Cross on Chapel of the Baptist
"[God's] will is not an iron will. It is a living will with the vitality of love. It is not already fixed once and for all. God is not an abstract principle after the model of 'let justice be done even though the world perish.' His will is capable of dialog, of rethinking, of repentance in the sense of free reactions to the differing responses of his creatures. it aims at their salvation, liberation, and reconciliation" (Lochman 70).

"The Father invoked by Christians is not just called such when deep down and in truth he is no more than an idea or epitome of fatherhood. Deep down and in truth he is really Father. He is thus a speaking and hearing subject, a subject that acts personally." (Barth 52)

"If it is a matter of God, then seriously, properly, and strictly Christians cannot speak about the Father but only to him" (Barth 51).

Bronze Sculpture of St. Norbert
of Xanten & Risen Christ
"Christians who regard themselves as big and strong and rich and even dear and good children of God, Christians who refuse to sit with their Master at the table of publicans and sinners, are not Christians at all, have still to become so, and need not be surprised if heaven is gray above them and their calling upon God sounds hollow and finds no hearing" (Barth 80)

"He is not a Christian and a member of God's people for his own sake or for that of the church but in order to be a light in the world!...A Christian concerned only about himself and the church and not also, in his personal and communal Christianity, strongly and totally concerned about the world too- the world that does not know God but is loved by him and reconciled with him in Jesus Christ- would be a contradiction in terms..." (Barth 195).

"Speaking about God's kingdom could only mean telling his story" (Barth 253).

Bell Tower
"Jesus Christ is the new thing. He is the mystery that cannot be imprisoned in any system of human conceptuality but can be revealed and known only in parables. He is God acting concretely within human history" (Barth 252).

"Aiming at God's kingdom, established on its coming and not on the status quo, [Christians] do not just look toward it but run toward it as fast as their feet will carry them." (Barth 263).

Notes

[1] One of my favorite courses taught by Dr. Christopher Hall. Also, 1517 was the year Martin Luther posted his 95 Theses, thus beginning what would come to be known as the Protestant Reformation.

[2] Grateful that one of my best friends gifted me with Richard Foster's, Devotional Classics, prior to my first day of classes. Still one of my favorite books!

[3] I am eager to learn more about St. Norbert of Xanten, who founded the Norbertine order in the 12th Century. The Norbertine community follows the Rule of St. Augustine and the charism of St. Norbert.
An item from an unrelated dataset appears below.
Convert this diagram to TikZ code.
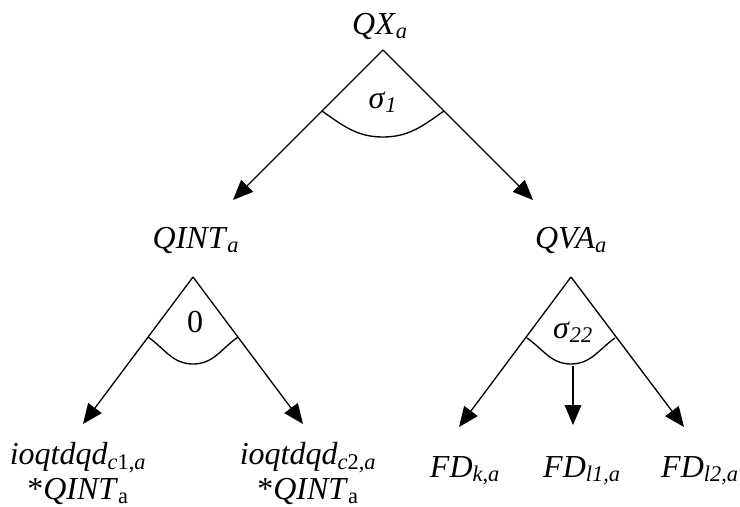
\documentclass[tikz,border=0pt]{standalone}
\usepackage{fontspec}
\setmainfont{Liberation Serif}
\usetikzlibrary{arrows.meta}

\newcommand{\lbl}[2]{\textit{#1}\textsubscript{#2}}

\tikzset{
  lab/.style={inner sep=0pt, anchor=base, align=center, font=\fontsize{24}{26}\selectfont},
  arr/.style={-{Triangle[length=15pt,width=12.5pt]}, line width=1pt},
  arcline/.style={line width=1pt}
}

\begin{document}
\begin{tikzpicture}[x=0.75pt,y=-0.75pt]
\useasboundingbox (0,0) rectangle (740,507);

% labels
\node[lab] (QX) at (380,34) {\lbl{QX}{\textit{a}}};
\node[lab] (QINT) at (196,248) {\lbl{QINT}{\textit{a}}};
\node[lab] (QVA) at (571,248) {\lbl{QVA}{\textit{a}}};
\node[lab] (C1) at (78,499) {\lbl{ioqtdqd}{\textit{c}1,\textit{a}}\\ *\lbl{QINT}{a}};
\node[lab] (C2) at (308,499) {\lbl{ioqtdqd}{\textit{c}2,\textit{a}}\\ *\lbl{QINT}{a}};
\node[lab] (FDk) at (465,477) {\lbl{FD}{\textit{k,a}}};
\node[lab] (FDl1) at (582,477) {\lbl{FD}{\textit{l1,a}}};
\node[lab] (FDl2) at (700,477) {\lbl{FD}{\textit{l2,a}}};

\node[lab] (S1) at (383,108) {\lbl{σ}{\textit{1}}};
\node[lab] (Z) at (195,332) {0};
\node[lab] (S22) at (573,338) {\lbl{σ}{\textit{22}}};

% apexes and arrow ends
\coordinate (A0) at (383,50);
\coordinate (T01) at (233,200);
\coordinate (T02) at (533,200);
\coordinate (A1) at (193,277);
\coordinate (T11) at (83,424);
\coordinate (T12) at (303,424);
\coordinate (A2) at (571,277);
\coordinate (T21) at (459,427);
\coordinate (T22) at (684,427);
\coordinate (B2) at (573,366);
\coordinate (T23) at (573,425);

\path [arr] (A0) edge (T01);
\path [arr] (A0) edge (T02);
\path [arr] (A1) edge (T11);
\path [arr] (A1) edge (T12);
\path [arr] (A2) edge (T21);
\path [arr] (A2) edge (T22);
\path [arr] (B2) edge (T23);

% angle arcs
\draw[arcline] (322,111) to[out=-35,in=180] (383,137) to[out=0,in=215] (444,111);
\draw[arcline] (148,337) to[out=-35,in=180] (193,364) to[out=0,in=215] (238,337);
\draw[arcline] (527,338) to[out=-35,in=180] (571,364) to[out=0,in=215] (615,338);
\end{tikzpicture}
\end{document}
The Daylesford Abbey professes a related mission, "to enrich the church by our Norbertine communio nourished by contemplation on God's Word, made visible in worship and service within the local church." Read more here.

[4] A great song by Shane Barnard, "Received," says it very well, "Heard a rumor I guess/ but I wanna know who told me so/ Told me serving You replaced me knowing You!"

[5] This is the rational for my retreat hybrid of deep contemplation and prayer along with rich engagement with the theology of Barth and Lochman.

[6] The colloquy, i.e. dialogue and/or verbal exchange, is the prayer that, along with the "Our Father," concludes each Ignatian exercise.